Nuestro país —al menos en apariencia— se reinventa cada seis años con la elección del Presidente de la República. Incluso la mercadotecnia política, hace suponer en el inconsciente colectivo, que las cosas habrán de mejorar para todos a partir de que alguien ocupe la titularidad del Poder Ejecutivo de la Unión. Nada más falso, ilógico e incomprensible que esa falacia que nos han hecho creer a lo largo de la vida postrevolucionaria. México es un país que, por sus condiciones geográficas, sociales y económicas, mantiene una posición de privilegio frente al resto del concierto de las naciones. Su desarrollo depende, más que de personas, de la fortaleza de las instituciones gubernamentales. Si estas funcionan y brindan estabilidad social, económica y hasta política, el país puede avanzar hacia el desarrollo; de otra forma —en el mejor de los casos— nos mantenemos en un estancamiento que no permite generar mayores condiciones de bienestar.

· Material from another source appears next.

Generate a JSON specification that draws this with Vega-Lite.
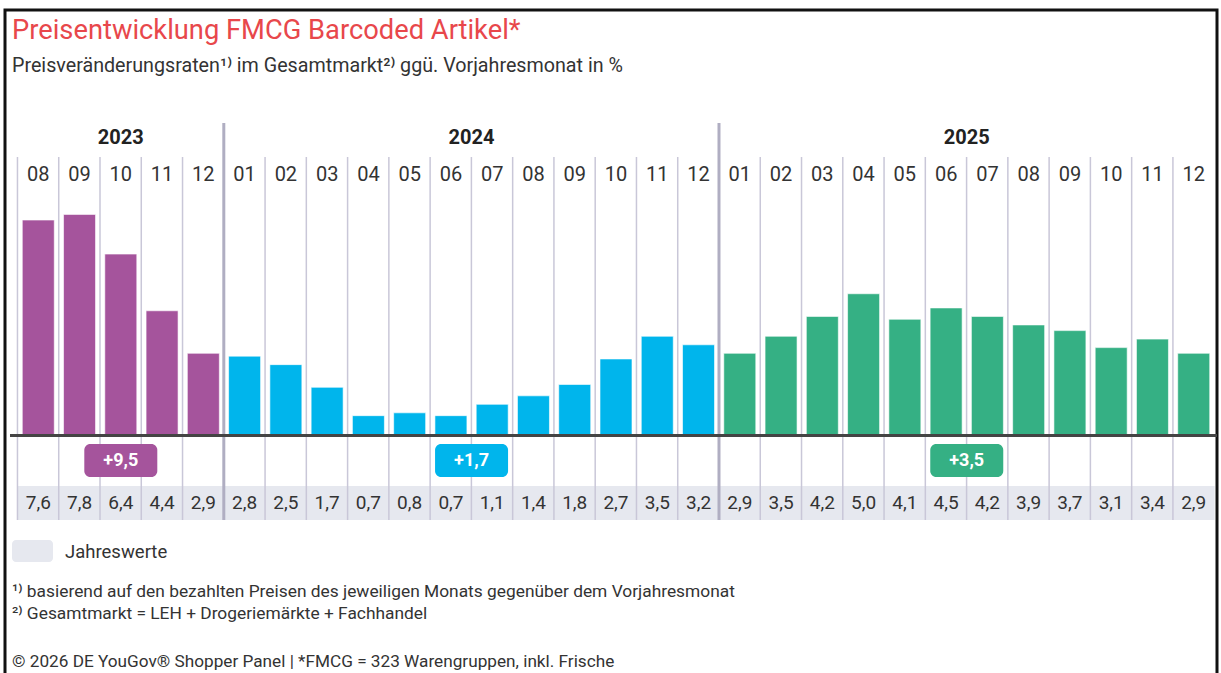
{
  "$schema": "https://vega.github.io/schema/vega-lite/v6.json",
  "width": 1221,
  "height": 673,
  "autosize": {"type": "fit", "contains": "padding"},
  "padding": {"left": 5, "top": 10, "right": 4, "bottom": -3},
  "background": "white",
  "config": {
    "view": {"stroke": "#111111", "strokeWidth": 3},
    "locale": {"number": {"decimal": ",", "thousands": ".", "grouping": [3], "currency": ["", " €"]}},
    "text": {"font": "Roboto", "baseline": "middle", "color": "#333333"}
  },
  "datasets": {
    "monate": [
      {"n": 0, "jahr": "2023", "monat": "08", "wert": 7.6},
      {"n": 1, "jahr": "2023", "monat": "09", "wert": 7.8},
      {"n": 2, "jahr": "2023", "monat": "10", "wert": 6.4},
      {"n": 3, "jahr": "2023", "monat": "11", "wert": 4.4},
      {"n": 4, "jahr": "2023", "monat": "12", "wert": 2.9},
      {"n": 5, "jahr": "2024", "monat": "01", "wert": 2.8},
      {"n": 6, "jahr": "2024", "monat": "02", "wert": 2.5},
      {"n": 7, "jahr": "2024", "monat": "03", "wert": 1.7},
      {"n": 8, "jahr": "2024", "monat": "04", "wert": 0.7},
      {"n": 9, "jahr": "2024", "monat": "05", "wert": 0.8},
      {"n": 10, "jahr": "2024", "monat": "06", "wert": 0.7},
      {"n": 11, "jahr": "2024", "monat": "07", "wert": 1.1},
      {"n": 12, "jahr": "2024", "monat": "08", "wert": 1.4},
      {"n": 13, "jahr": "2024", "monat": "09", "wert": 1.8},
      {"n": 14, "jahr": "2024", "monat": "10", "wert": 2.7},
      {"n": 15, "jahr": "2024", "monat": "11", "wert": 3.5},
      {"n": 16, "jahr": "2024", "monat": "12", "wert": 3.2},
      {"n": 17, "jahr": "2025", "monat": "01", "wert": 2.9},
      {"n": 18, "jahr": "2025", "monat": "02", "wert": 3.5},
      {"n": 19, "jahr": "2025", "monat": "03", "wert": 4.2},
      {"n": 20, "jahr": "2025", "monat": "04", "wert": 5.0},
      {"n": 21, "jahr": "2025", "monat": "05", "wert": 4.1},
      {"n": 22, "jahr": "2025", "monat": "06", "wert": 4.5},
      {"n": 23, "jahr": "2025", "monat": "07", "wert": 4.2},
      {"n": 24, "jahr": "2025", "monat": "08", "wert": 3.9},
      {"n": 25, "jahr": "2025", "monat": "09", "wert": 3.7},
      {"n": 26, "jahr": "2025", "monat": "10", "wert": 3.1},
      {"n": 27, "jahr": "2025", "monat": "11", "wert": 3.4},
      {"n": 28, "jahr": "2025", "monat": "12", "wert": 2.9}
    ],
    "jahre": [
      {"jahr": "2023", "jahreswert": 9.5},
      {"jahr": "2024", "jahreswert": 1.7},
      {"jahr": "2025", "jahreswert": 3.5}
    ]
  },
  "data": {"name": "monate"},
  "encoding": {
    "x": {"field": "n", "type": "quantitative", "axis": null, "scale": {"domain": [-0.685, 28.443], "nice": false, "zero": false}}
  },
  "layer": [
    {
      "mark": {"type": "bar", "orient": "vertical", "width": 41.8, "fill": "#e6e8ef", "clip": true},
      "encoding": {"y": {"value": 476}, "y2": {"value": 510}}
    },
    {
      "transform": [{"filter": "datum.monat != '01'"}],
      "mark": {"type": "rule", "xOffset": -20.8, "stroke": "#c9c7d8", "strokeWidth": 1.5},
      "encoding": {"y": {"value": 147}, "y2": {"value": 510}}
    },
    {
      "transform": [{"filter": "datum.monat == '01'"}],
      "mark": {"type": "rule", "xOffset": -20.8, "stroke": "#b0aec2", "strokeWidth": 3},
      "encoding": {"y": {"value": 113}, "y2": {"value": 510}}
    },
    {
      "mark": {"type": "bar", "orient": "vertical", "width": 32, "stroke": "white", "strokeWidth": 1, "strokeOpacity": 0.6},
      "encoding": {
        "y": {"field": "wert", "type": "quantitative", "axis": null, "scale": {"domain": [-8.483, 15.009], "nice": false, "zero": false}},
        "color": {"field": "jahr", "type": "nominal", "legend": null, "scale": {"domain": ["2023", "2024", "2025"], "range": ["#a5549c", "#00b5ec", "#35b084"]}}
      }
    },
    {
      "mark": {"type": "rule", "stroke": "#444444", "strokeWidth": 2},
      "encoding": {"x": {"value": 5}, "x2": {"value": 1212}, "y": {"datum": 0, "type": "quantitative"}}
    },
    {
      "mark": {"type": "text", "fontSize": 20, "font": "Roboto"},
      "encoding": {"text": {"field": "monat"}, "y": {"value": 165}}
    },
    {
      "mark": {"type": "text", "fontSize": 19},
      "encoding": {"text": {"field": "wert", "type": "quantitative", "format": ".1f"}, "y": {"value": 493}}
    },
    {
      "transform": [
        {"aggregate": [{"op": "mean", "field": "n", "as": "mitte"}], "groupby": ["jahr"]},
        {"lookup": "jahr", "from": {"data": {"name": "jahre"}, "key": "jahr", "fields": ["jahreswert"]}}
      ],
      "encoding": {"x": {"field": "mitte", "type": "quantitative"}},
      "layer": [
        {
          "mark": {"type": "bar", "orient": "vertical", "width": 73, "cornerRadius": 6},
          "encoding": {
            "y": {"value": 434}, "y2": {"value": 467},
            "color": {"field": "jahr", "type": "nominal", "legend": null}
          }
        },
        {
          "mark": {"type": "text", "fontSize": 18, "fontWeight": "bold", "color": "white"},
          "encoding": {"text": {"field": "jahreswert", "type": "quantitative", "format": "+.1f"}, "y": {"value": 450.5}}
        },
        {
          "mark": {"type": "text", "fontSize": 20, "fontWeight": "bold", "color": "#222222"},
          "encoding": {"text": {"field": "jahr"}, "y": {"value": 128}}
        }
      ]
    },
    {
      "data": {"values": [{"t": "Preisentwicklung FMCG Barcoded Artikel*"}]},
      "mark": {"type": "text", "align": "left", "fontSize": 27.3, "color": "#e8474b"},
      "encoding": {"text": {"field": "t"}, "x": {"value": 7}, "y": {"value": 21}}
    },
    {
      "data": {"values": [{"t": "Preisveränderungsraten¹⁾ im Gesamtmarkt²⁾ ggü. Vorjahresmonat in %"}]},
      "mark": {"type": "text", "align": "left", "fontSize": 19.7, "color": "#333333"},
      "encoding": {"text": {"field": "t"}, "x": {"value": 7}, "y": {"value": 56}}
    },
    {
      "data": {"values": [{"t": "Jahreswerte"}]},
      "mark": {"type": "rect", "fill": "#e6e8ef", "cornerRadius": 4},
      "encoding": {"x": {"value": 7}, "x2": {"value": 48}, "y": {"value": 530}, "y2": {"value": 552}}
    },
    {
      "data": {"values": [{"t": "Jahreswerte"}]},
      "mark": {"type": "text", "align": "left", "fontSize": 18.5},
      "encoding": {"text": {"field": "t"}, "x": {"value": 60}, "y": {"value": 542}}
    },
    {
      "data": {"values": [{"t": "¹⁾ basierend auf den bezahlten Preisen des jeweiligen Monats gegenüber dem Vorjahresmonat"}]},
      "mark": {"type": "text", "align": "left", "fontSize": 17.35},
      "encoding": {"text": {"field": "t"}, "x": {"value": 7}, "y": {"value": 582}}
    },
    {
      "data": {"values": [{"t": "²⁾ Gesamtmarkt = LEH + Drogeriemärkte + Fachhandel"}]},
      "mark": {"type": "text", "align": "left", "fontSize": 17.35},
      "encoding": {"text": {"field": "t"}, "x": {"value": 7}, "y": {"value": 604}}
    },
    {
      "data": {"values": [{"t": "© 2026 DE YouGov® Shopper Panel | *FMCG = 323 Warengruppen, inkl. Frische"}]},
      "mark": {"type": "text", "align": "left", "fontSize": 17.2},
      "encoding": {"text": {"field": "t"}, "x": {"value": 7}, "y": {"value": 652}}
    }
  ]
}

Desde la instauración de los regímenes revolucionarios hasta nuestros días, se han ido forjando instituciones públicas que funcionan sin que dependan de la guía u ordenanza de algún iluminado que ocupe el poder presidencial. Por el contrario, en muchas ocasiones, las cuestiones políticas hacen que su funcionamiento se vea truncado, precisamente, por la injerencia de factores exógenos a su actuar habitual, como órdenes presidenciales que mueven la sincronía de sus engranajes.

Hoy por hoy, el gran reto político gubernamental estriba, precisamente, en que quien ocupe los cargos de elección, fortalezcan a las instituciones públicas, pues hoy —desgraciada y penosamente— están en un proceso de debilitamiento, desvalorización y de pérdida de legitimidad. Las instituciones de gobierno —y de la República— no pueden ser presas de coyunturas políticas ni, mucho menos, de desnaturalización de sus funciones primigenias. Es necesario retomar el camino de la institucionalización. Ya no podemos seguir creyendo que serán los caudillos, y su personal forma de gobernar, las que nos llevarán hacia el desarrollo y el bienestar. Serán esas instituciones las que salvaguardarán el destino de México; el conjunto de hombres y mujeres permiten que el gobierno sirva para ayudar a la gente en la búsqueda de su bienestar individual y colectivo.